§ Requirements
Write out each line word for word. Drop pictures.

*** Available data

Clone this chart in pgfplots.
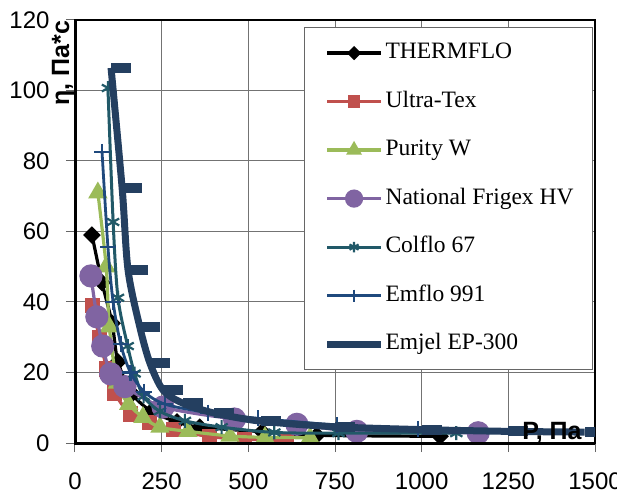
\documentclass[border=0pt]{standalone}
\usepackage{fontspec}
\setmainfont{Liberation Serif}
\newfontfamily\arial{Liberation Sans}
\usepackage{pgfplots}
\pgfplotsset{compat=1.18}

\definecolor{cThermflo}{RGB}{0,0,0}
\definecolor{cUltra}{HTML}{C0504D}
\definecolor{cPurity}{HTML}{9BBB59}
\definecolor{cFrigex}{HTML}{8064A2}
\definecolor{cColflo}{HTML}{215968}
\definecolor{cEmflo}{HTML}{1F497D}
\definecolor{cEmjel}{HTML}{243F60}

\begin{document}
\begin{tikzpicture}
\begin{axis}[
    scale only axis,
    width=520pt, height=423pt,
    xmin=0, xmax=1500, ymin=0, ymax=120,
    xtick={0,250,...,1500}, ytick={0,20,...,120},
    grid=major,
    major grid style={black!55, line width=1pt},
    axis line style={line width=2pt},
    tick pos=left, tick align=outside,
    major tick length=9pt,
    tick style={black!60, line width=1pt},
    ticklabel style={font=\arial\fontsize{24}{24}\selectfont},
    xticklabel shift=17pt, yticklabel shift=13pt,
    /pgf/number format/assume math mode=true,
    /pgf/number format/1000 sep={},
    clip marker paths=true,
    legend cell align=left,
    legend image code/.code={
        \draw[mark repeat=2, mark phase=2, #1]
            plot coordinates {(0pt,0pt) (27pt,0pt) (54pt,0pt)};},
    legend image post style={every mark/.append style={scale=0.75}},
    legend style={
        at={(rel axis cs:0.996,0.983)}, anchor=north east,
        draw=black!60, line width=0.8pt, fill=white,
        font=\fontsize{23.5}{28}\selectfont,
        inner xsep=19pt, inner ysep=15pt,
        row sep=27.5pt,
        nodes={inner sep=0pt, text height=16pt, text depth=5pt},
        /tikz/column 1/.style={column sep=1pt},
    },
    every axis plot/.append style={smooth, tension=0.5, line width=3.2pt},
]
% THERMFLO
\addplot[color=cThermflo, mark=square*, mark size=4.6pt,
         mark options={rotate=45, solid}]
    coordinates {(49,59) (78,45.5) (107,34) (124,23) (165,14) (220,9)
                 (294,6) (360,4.5) (540,3.2) (698,2.2) (1053,1.9)};
% Ultra-Tex
\addplot[color=cUltra, mark=square*, mark size=6pt]
    coordinates {(50,39) (70,30) (92,21) (115,14.2) (159,8.2) (216,5.8)
                 (285,3.8) (389,1.8) (490,1.1) (611,0.7)};
% Purity W
\addplot[color=cPurity, mark=triangle*, mark size=8pt]
    coordinates {(66,71) (90,50) (99,33) (122,17) (155,11) (196,7.3)
                 (245,4.5) (326,3.3) (447,2) (548,1.6) (678,1.5)};
% National Frigex HV
\addplot[color=cFrigex, mark=*, mark size=10pt]
    coordinates {(46,47.4) (63,35.8) (80,27.5) (103,19.6) (144,16)
                 (254,10.2) (460,6.8) (640,5.3) (813,3.3) (1163,2.9)};
% Colflo 67
\addplot[color=cColflo, line width=3pt, mark=asterisk, mark size=7pt,
         mark options={line width=2.2pt}]
    coordinates {(95,100.7) (110,62.7) (124,41.2) (152,27.5) (172,19.7)
                 (198,13.2) (245,9) (317,6.3) (423,4.5) (575,3.0)
                 (760,2.8) (1100,2.8)};
% Emflo 991
\addplot[color=cEmflo, line width=2.8pt, mark=+, mark size=8pt,
         mark options={line width=2.2pt}]
    coordinates {(78,82.6) (95,55.6) (110,40) (132,28) (160,20) (200,14.5)
                 (260,11) (384,8.6) (528,7) (756,5.1) (990,4.0)};
\addlegendimage{color=cEmjel, line width=7pt}
% Emjel EP-300
\addplot[forget plot, color=cEmjel, line width=7pt, mark=-, mark size=10pt,
         mark options={xshift=10pt, line width=10pt}]
    coordinates {(104,106.4) (136,72.3) (153,49.1) (187,32.9) (216,22.7)
                 (254,15) (311,11.3) (401,8.5) (536,6.2) (750,4.6)
                 (1000,3.8) (1250,3.3) (1470,3.1)};
\legend{THERMFLO, Ultra-Tex, Purity W, National Frigex HV,
        Colflo 67, Emflo 991, Emjel EP-300}
\coordinate (bbsw) at (rel axis cs:0,0);
\coordinate (bbne) at (rel axis cs:1,1);
\end{axis}
\draw[line width=3pt] ([yshift=-1pt]bbsw |- bbne) -- (bbsw) -- (bbsw -| bbne);
\node[rotate=90, font=\arial\bfseries\fontsize{25}{25}\selectfont]
    at ([xshift=-12pt, yshift=380pt]bbsw) {η, Па*с};
\node[font=\arial\bfseries\fontsize{25}{25}\selectfont]
    at ([xshift=477pt, yshift=10pt]bbsw) {P, Па};
\pgfresetboundingbox
\path[use as bounding box] ([xshift=-75pt, yshift=-57pt]bbsw)
    rectangle ([xshift=22pt, yshift=20pt]bbne);
\end{tikzpicture}
\end{document}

******

§ Exercise response
Clone this chart in pgfplots.
\documentclass[border=0pt]{standalone}
\usepackage{fontspec}
\setmainfont{Liberation Serif}
\newfontfamily\arial{Liberation Sans}
\usepackage{pgfplots}
\pgfplotsset{compat=1.18}

\definecolor{cThermflo}{RGB}{0,0,0}
\definecolor{cUltra}{HTML}{C0504D}
\definecolor{cPurity}{HTML}{9BBB59}
\definecolor{cFrigex}{HTML}{8064A2}
\definecolor{cColflo}{HTML}{215968}
\definecolor{cEmflo}{HTML}{1F497D}
\definecolor{cEmjel}{HTML}{243F60}

\begin{document}
\begin{tikzpicture}
\begin{axis}[
    scale only axis,
    width=520pt, height=423pt,
    xmin=0, xmax=1500, ymin=0, ymax=120,
    xtick={0,250,...,1500}, ytick={0,20,...,120},
    grid=major,
    major grid style={black!55, line width=1pt},
    axis line style={line width=2pt},
    tick pos=left, tick align=outside,
    major tick length=9pt,
    tick style={black!60, line width=1pt},
    ticklabel style={font=\arial\fontsize{24}{24}\selectfont},
    xticklabel shift=17pt, yticklabel shift=13pt,
    /pgf/number format/assume math mode=true,
    /pgf/number format/1000 sep={},
    clip marker paths=true,
    legend cell align=left,
    legend image code/.code={
        \draw[mark repeat=2, mark phase=2, #1]
            plot coordinates {(0pt,0pt) (27pt,0pt) (54pt,0pt)};},
    legend image post style={every mark/.append style={scale=0.75}},
    legend style={
        at={(rel axis cs:0.996,0.983)}, anchor=north east,
        draw=black!60, line width=0.8pt, fill=white,
        font=\fontsize{23.5}{28}\selectfont,
        inner xsep=19pt, inner ysep=15pt,
        row sep=27.5pt,
        nodes={inner sep=0pt, text height=16pt, text depth=5pt},
        /tikz/column 1/.style={column sep=1pt},
    },
    every axis plot/.append style={smooth, tension=0.5, line width=3.2pt},
]
% THERMFLO
\addplot[color=cThermflo, mark=square*, mark size=4.6pt,
         mark options={rotate=45, solid}]
    coordinates {(49,59) (78,45.5) (107,34) (124,23) (165,14) (220,9)
                 (294,6) (360,4.5) (540,3.2) (698,2.2) (1053,1.9)};
% Ultra-Tex
\addplot[color=cUltra, mark=square*, mark size=6pt]
    coordinates {(50,39) (70,30) (92,21) (115,14.2) (159,8.2) (216,5.8)
                 (285,3.8) (389,1.8) (490,1.1) (611,0.7)};
% Purity W
\addplot[color=cPurity, mark=triangle*, mark size=8pt]
    coordinates {(66,71) (90,50) (99,33) (122,17) (155,11) (196,7.3)
                 (245,4.5) (326,3.3) (447,2) (548,1.6) (678,1.5)};
% National Frigex HV
\addplot[color=cFrigex, mark=*, mark size=10pt]
    coordinates {(46,47.4) (63,35.8) (80,27.5) (103,19.6) (144,16)
                 (254,10.2) (460,6.8) (640,5.3) (813,3.3) (1163,2.9)};
% Colflo 67
\addplot[color=cColflo, line width=3pt, mark=asterisk, mark size=7pt,
         mark options={line width=2.2pt}]
    coordinates {(95,100.7) (110,62.7) (124,41.2) (152,27.5) (172,19.7)
                 (198,13.2) (245,9) (317,6.3) (423,4.5) (575,3.0)
                 (760,2.8) (1100,2.8)};
% Emflo 991
\addplot[color=cEmflo, line width=2.8pt, mark=+, mark size=8pt,
         mark options={line width=2.2pt}]
    coordinates {(78,82.6) (95,55.6) (110,40) (132,28) (160,20) (200,14.5)
                 (260,11) (384,8.6) (528,7) (756,5.1) (990,4.0)};
\addlegendimage{color=cEmjel, line width=7pt}
% Emjel EP-300
\addplot[forget plot, color=cEmjel, line width=7pt, mark=-, mark size=10pt,
         mark options={xshift=10pt, line width=10pt}]
    coordinates {(104,106.4) (136,72.3) (153,49.1) (187,32.9) (216,22.7)
                 (254,15) (311,11.3) (401,8.5) (536,6.2) (750,4.6)
                 (1000,3.8) (1250,3.3) (1470,3.1)};
\legend{THERMFLO, Ultra-Tex, Purity W, National Frigex HV,
        Colflo 67, Emflo 991, Emjel EP-300}
\coordinate (bbsw) at (rel axis cs:0,0);
\coordinate (bbne) at (rel axis cs:1,1);
\end{axis}
\draw[line width=3pt] ([yshift=-1pt]bbsw |- bbne) -- (bbsw) -- (bbsw -| bbne);
\node[rotate=90, font=\arial\bfseries\fontsize{25}{25}\selectfont]
    at ([xshift=-12pt, yshift=380pt]bbsw) {η, Па*с};
\node[font=\arial\bfseries\fontsize{25}{25}\selectfont]
    at ([xshift=477pt, yshift=10pt]bbsw) {P, Па};
\pgfresetboundingbox
\path[use as bounding box] ([xshift=-75pt, yshift=-57pt]bbsw)
    rectangle ([xshift=22pt, yshift=20pt]bbne);
\end{tikzpicture}
\end{document}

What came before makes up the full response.